12 febbraio 2013

New York Cheesecake with Raspberry Topping

Now that I have decided to start a blog, I have a million recipes flowing through my head that I want to try and post. However, deciding which should have the honor of being my first has proven rather difficult. In the end, I have decided to go with the first thing I truly made on my own 12-15 years ago: New York Cheesecake with raspberry topping.
Historical records show that cheesecake has been enjoyed for millennia, including by the ancient Greeks and later the Romans. Cheesecake is generally based on an unripened cheese, which is thicker and creamier than ripe cheese, and several variations have been developed in different regions: North Americans use cream cheese, Italians use ricotta, Dutch and Germans use kwark (or quark), French use Neufchâtel cheese, etc. This became apparent to me when I was travelling around Europe and noticed that cheesecake seemed to pop up everywhere but it was not the same in every country and certainly not the New York style cheesecake I had come to love at home. New York style cheesecake relies on the addition of heavy cream or sour cream (No wonder we love it so much) to impart its stereotypical smooth, dense and creamy texture.
The key to making a great cheesecake is to avoid incorporating too much air into the batter, which will cause the cake to rise and possibly crack. Don’t beat the mixture any more than necessary and be sure to bang out as many bubbles as possible before baking. Placing a small ramekin with water in it into the oven, to generate moister, can also help prevent cracking.
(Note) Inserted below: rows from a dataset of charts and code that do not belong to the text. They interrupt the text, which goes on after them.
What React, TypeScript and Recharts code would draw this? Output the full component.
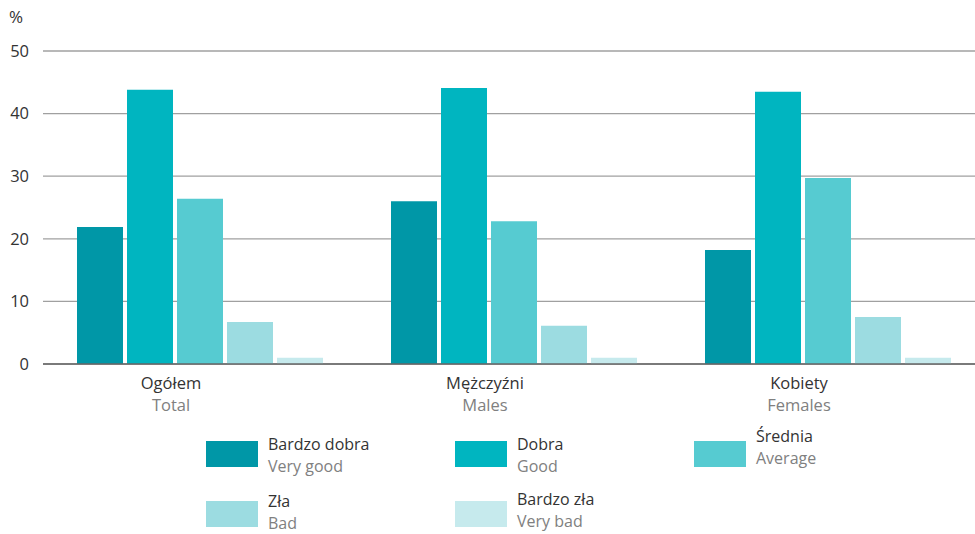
import React from 'react'
import { Bar, BarChart, CartesianGrid, XAxis, YAxis } from 'recharts'

const categoriesPl = ['Ogółem', 'Mężczyźni', 'Kobiety']
const categoriesEn = ['Total', 'Males', 'Females']
const seriesPl = ['Bardzo dobra', 'Dobra', 'Średnia', 'Zła', 'Bardzo zła']
const seriesEn = ['Very good', 'Good', 'Average', 'Bad', 'Very bad']
const veryGood = [21.9, 26.0, 18.2]
const good = [43.8, 44.1, 43.5]
const average = [26.4, 22.8, 29.7]
const bad = [6.7, 6.1, 7.5]
const veryBad = [1.0, 1.0, 1.0]
const yTicks = [0, 10, 20, 30, 40, 50]

const colors = ['#0097a7', '#00b5c0', '#56cbd1', '#9cdce1', '#c6eaed']
const keys = ['veryGood', 'good', 'average', 'bad', 'veryBad']

const data = categoriesPl.map((name, i) => ({
    name,
    en: categoriesEn[i],
    veryGood: veryGood[i],
    good: good[i],
    average: average[i],
    bad: bad[i],
    veryBad: veryBad[i],
}))

// legend placement: swatch left/top, centre y of the two text lines
const legendPos = [
    { left: 206, top: 441, y1: 444, y2: 466 },
    { left: 455, top: 441, y1: 444, y2: 466 },
    { left: 694, top: 441, y1: 436, y2: 458 },
    { left: 206, top: 501, y1: 501, y2: 523 },
    { left: 455, top: 501, y1: 499, y2: 521 },
]

const font = '"Open Sans", sans-serif'

const CategoryTick = (props: any) => {
    const { x, y, payload, index } = props
    return (
        <g>
            <text x={x - 29} y={y + 17} textAnchor="middle" fontSize={16.5} fill="#333" fontFamily={font}>
                {payload.value}
            </text>
            <text x={x - 29} y={y + 39} textAnchor="middle" fontSize={16.5} fill="#808080" fontFamily={font}>
                {categoriesEn[index]}
            </text>
        </g>
    )
}

const lineStyle = (y: number, left: number, color: string): React.CSSProperties => ({
    position: 'absolute',
    left,
    top: y - 11,
    fontSize: 16,
    lineHeight: 'normal',
    color,
    whiteSpace: 'nowrap',
})

const App = () => {
    return (
        <div style={{ position: 'absolute', left: 0, top: 0, width: 975, height: 534, background: '#fff', overflow: 'hidden', fontFamily: font }}>
            <div style={{ position: 'absolute', left: 9, top: 7, fontSize: 17, lineHeight: '20px', color: '#333' }}>%</div>
            <BarChart
                width={975}
                height={534}
                data={data}
                margin={{ top: 51, right: -10, left: 0, bottom: 140 }}
                barSize={46}
                barGap={4}
            >
                <CartesianGrid vertical={false} stroke="#a0a0a0" strokeWidth={1.3} />
                <XAxis
                    dataKey="name"
                    height={30}
                    tickLine={false}
                    axisLine={{ stroke: '#666', strokeWidth: 1.3 }}
                    tick={<CategoryTick />}
                    interval={0}
                />
                <YAxis
                    width={43}
                    domain={[0, 50]}
                    ticks={yTicks}
                    tickLine={false}
                    axisLine={false}
                    tickMargin={8}
                    tick={{ fill: '#333', fontSize: 16.5, fontFamily: font }}
                />
                {keys.map((k, i) => (
                    <Bar key={k} dataKey={k} name={seriesPl[i]} fill={colors[i]} isAnimationActive={false} />
                ))}
            </BarChart>
            {seriesPl.map((s, i) => (
                <div key={s}>
                    <div style={{ position: 'absolute', left: legendPos[i].left, top: legendPos[i].top, width: 52, height: 26, background: colors[i] }} />
                    <div style={lineStyle(legendPos[i].y1, legendPos[i].left + 62, '#333')}>{s}</div>
                    <div style={lineStyle(legendPos[i].y2, legendPos[i].left + 62, '#808080')}>{seriesEn[i]}</div>
                </div>
            ))}
        </div>
    )
}

export default App
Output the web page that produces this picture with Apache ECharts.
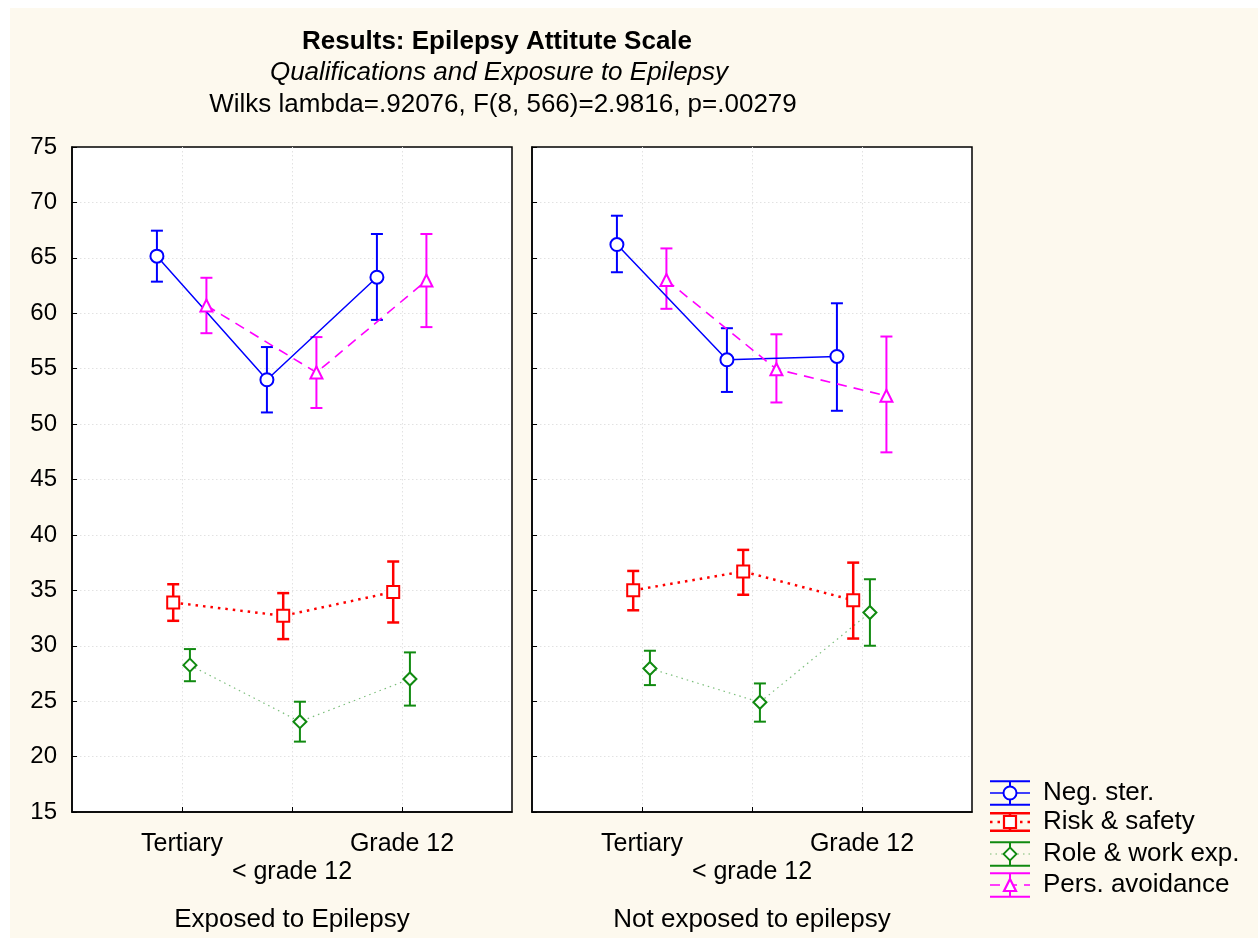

New York Cheesecake with Raspberry Topping Recipe

  • The original recipe (given below) is designed for one large cheesecake but I halved it and made two 6 in (10 cm) cakes
  • In the Netherlands, graham crackers are usually only found in the expat grocery shops and can be quite expensive so plain digestives are a good alternative. I used a blender to crush them.
  • For the topping, I used low sugar raspberry jam because I prefer the topping to be quite tart in order to cut through the sweetness of the cake. You can add additional sugar if you like.
  • 200 g crushed graham crackers
  • 25 g unsalted butter, melted
  • 900 g cream cheese, softened
  • 300 g white sugar
  • 190 mL milk
  • 4 eggs
  • 250 mL sour cream
  • 1 Tbsp. vanilla extract
  • 30 g all-purpose flour
  • 300 g fresh red raspberries
  • 100 mL low sugar red raspberry jam
  • 1 Tbsp. cornstarch
  • Sugar if desired

For the cake:
  1. Preheat oven to 300°F (150°C) and lightly grease a 10 in (24 cm) spring form pan. Place a strip of baking paper around the edge of the pan that is wide enough to stick out above.
  2. In a medium bowl, mix the graham cracker crumbs with the melted butter. Press firmly onto the bottom of the spring form pan.
  3. In a large bowl, mix the cream cheese and sugar until smooth but do not over mix. Blend in the milk and then the eggs one at a time, mixing just enough to incorporate. Finally, add the sour cream, vanilla and flour and mix until smooth.
  4. Pour the filling onto the prepared crust and bang the pan firmly on the counter several times. You will see small air bubbles work their way to the surface and pop.
  5. Bake the cake in a preheated oven for approximately 1 hour. You do not want to over bake it so watch it closely at the end. When it is done, the cake should be set except for a 2-3 in (5-7 cm) wobbly patch in the middle (the cake will continue to cook after you turn the oven off and this part will firm up). You don’t want the cake to rise too much or to brown on top.
  6. Once baked, turn the oven off and let the cake cool in oven with the door closed for an hour. As tempting as it is to eat right away, a cheesecake is best cold so place in the refrigerator for 12-24 hours.
For the raspberry topping:
  1. Place the raspberries and jam into a small sauce pan and heat over medium-low heat, stirring, until the mixture liquefies. Add the cornstarch a little at a time, whisky vigorously to prevent clumps. Allow the mixture to cook for 5-10 minutes until it thickens up. During this time, continue to stir and add extra sugar if it is too tart.
  2. Once cooked, pass the mixture through a sieve to remove the seeds. It will be quite thick so you will have to use a spatula to push it through. Store in the fridge until completely cooled.
  3. When ready, whisk the topping quickly so it is smooth and then gently spread over the cold cheesecake.